The separation of humans and animals, or superiority of humans over animals is a social mythology. My feminist vegetarianism posits all human animals and nonhuman animals on the same ontological plane; women, men, and animals are all seen as sensible beings with individual interests capable of pleasure and suffering. For the life of me, I cannot figure out the difference in value between an animal and myself. Is it that humans explore space while animals eat grass, or filter krill and sing? My answer would be “[a]nimals should not have to meet anthropocentric aesthetics or intellectual standards to deserve protection.” (Bailey) We are united with animals in our common condition of feeling pain and experiencing pleasure. Further, why should I consume one who does not wish to be consumed?
“All beings tremble before violence. All fear death. All love life. See yourself in others. Then whom can you hurt? What harm can you do?”

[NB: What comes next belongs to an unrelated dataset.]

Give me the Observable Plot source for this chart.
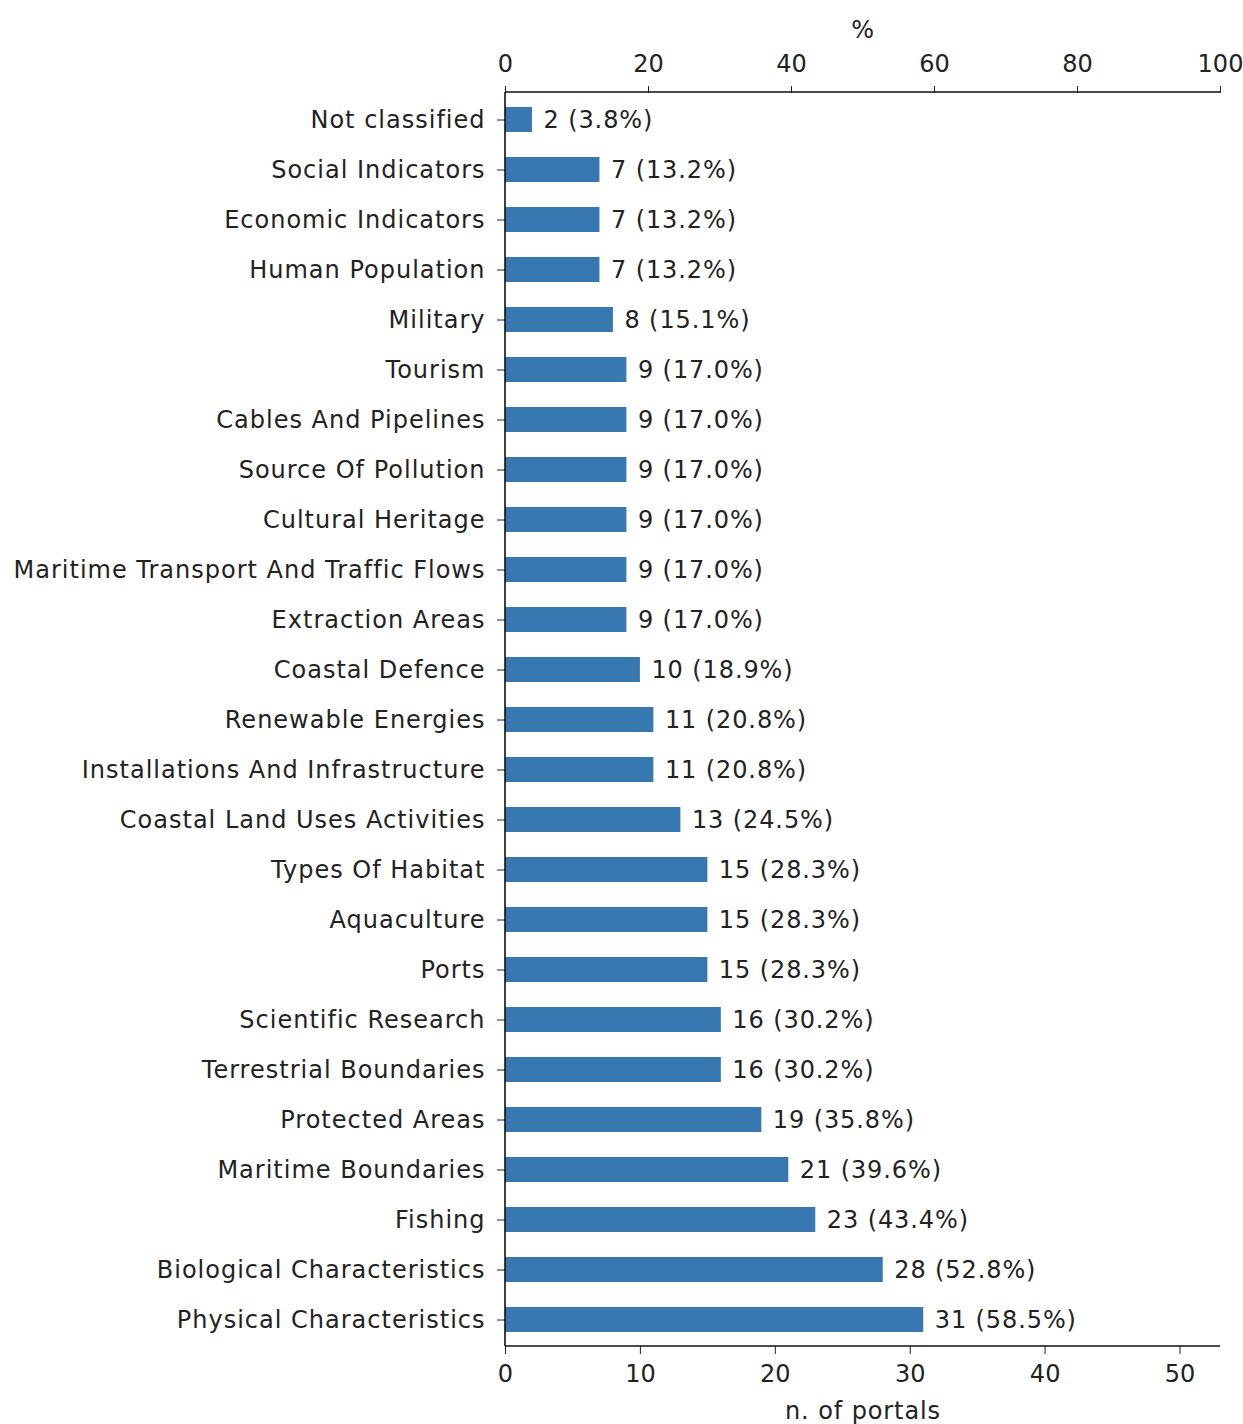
<!DOCTYPE html>
<html>
<head>
<meta charset="utf-8">
<script src="https://cdn.jsdelivr.net/npm/d3@7"></script>
<script src="https://cdn.jsdelivr.net/npm/@observablehq/plot@0.6"></script>
<style>
  html, body { margin: 0; padding: 0; background: #fff; }
  #chart svg { display: block; }
</style>
</head>
<body>
<div id="chart"></div>
<script>
const categories = [
  "Not classified", "Social Indicators", "Economic Indicators", "Human Population",
  "Military", "Tourism", "Cables And Pipelines", "Source Of Pollution",
  "Cultural Heritage", "Maritime Transport And Traffic Flows", "Extraction Areas",
  "Coastal Defence", "Renewable Energies", "Installations And Infrastructure",
  "Coastal Land Uses Activities", "Types Of Habitat", "Aquaculture", "Ports",
  "Scientific Research", "Terrestrial Boundaries", "Protected Areas",
  "Maritime Boundaries", "Fishing", "Biological Characteristics", "Physical Characteristics"
];
const portals = [2, 7, 7, 7, 8, 9, 9, 9, 9, 9, 9, 10, 11, 11, 13, 15, 15, 15, 16, 16, 19, 21, 23, 28, 31];
const percents = ["3.8", "13.2", "13.2", "13.2", "15.1", "17.0", "17.0", "17.0", "17.0", "17.0", "17.0",
  "18.9", "20.8", "20.8", "24.5", "28.3", "28.3", "28.3", "30.2", "30.2", "35.8", "39.6", "43.4", "52.8", "58.5"];
const totalPortals = 53;
const bottomTicks = [0, 10, 20, 30, 40, 50];
const topTicks = [0, 20, 40, 60, 80, 100];

const data = categories.map((c, i) => ({cat: c, n: portals[i], pct: percents[i]}));

const FONT = 24;
const chart = Plot.plot({
  width: 1243,
  height: 1424,
  marginLeft: 505,
  marginRight: 23,
  marginTop: 92,
  marginBottom: 78,
  style: {fontFamily: "DejaVu Sans", fontSize: FONT + "px", color: "#222", background: "#fff"},
  x: {domain: [0, totalPortals]},
  y: {domain: categories, paddingInner: 0.5, paddingOuter: 0.25},
  marks: [
    Plot.barX(data, {x: "n", y: "cat", fill: "#3878b0"}),
    Plot.text(data, {x: "n", y: "cat", text: d => `${d.n} (${d.pct}%)`, textAnchor: "start", dx: 11, fontSize: FONT, fill: "#222"}),
    Plot.axisY({tickSize: 8, tickPadding: 12, label: null, fontSize: FONT, stroke: "#222"}),
    Plot.axisX({anchor: "bottom", ticks: bottomTicks, tickSize: 8, tickPadding: 10, label: null, fontSize: FONT}),
    Plot.axisX({anchor: "top", ticks: topTicks.map(p => p * totalPortals / 100), tickFormat: d => Math.round(d / totalPortals * 100), tickSize: 7, tickPadding: 14, label: null, fontSize: FONT}),
    Plot.text(["%"], {frameAnchor: "top", dy: -62, lineAnchor: "middle", fontSize: FONT, fill: "#222"}),
    Plot.text(["n. of portals"], {frameAnchor: "bottom", dy: 65, lineAnchor: "middle", fontSize: FONT, fill: "#222"})
  ]
});

const svg = d3.select(chart);
// wider letter spacing on category and value labels, as in the reference rendering
svg.selectAll('g[aria-label="y-axis tick label"] text').style("letter-spacing", "1px");
svg.selectAll('g[aria-label="text"] text').style("letter-spacing", "0.9px");

// spines (left, top, bottom) from the scales
const sx = chart.scale("x");
const sy = chart.scale("y");
const [x0, x1] = sx.range;
const [y0, y1] = sy.range;
const g = svg.append("g").attr("stroke", "#111").attr("stroke-width", 1.6).attr("fill", "none");
g.append("line").attr("x1", x0).attr("x2", x0).attr("y1", y0).attr("y2", y1);
g.append("line").attr("x1", x0).attr("x2", x1).attr("y1", y0).attr("y2", y0);
g.append("line").attr("x1", x0).attr("x2", x1).attr("y1", y1).attr("y2", y1);

document.getElementById("chart").appendChild(chart);
</script>
</body>
</html>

Overall, feminist vegetarianism does not see the eating of animals as “necessary” or “natural,” but rather as related to the age-old antagonism between “feminine nature” and man. We recall the struggle of humanity to free itself from its “bondage” to nature by dominating and consuming it. We remember the tendency of culture to affiliate woman with nature or any constructed “Other” as inferior and therefore associated with nature.. Animals, like all humans, are free-beings with intentions and volitions of their own. And just like we have realized with the various human groups, we have historically condemned “[w]e should not kill, torture, and exploit animals because they do not want to be so treated, and we know that. If we listen, we can hear them” (Josephine Donovan from Animal Rights and Feminist Theory).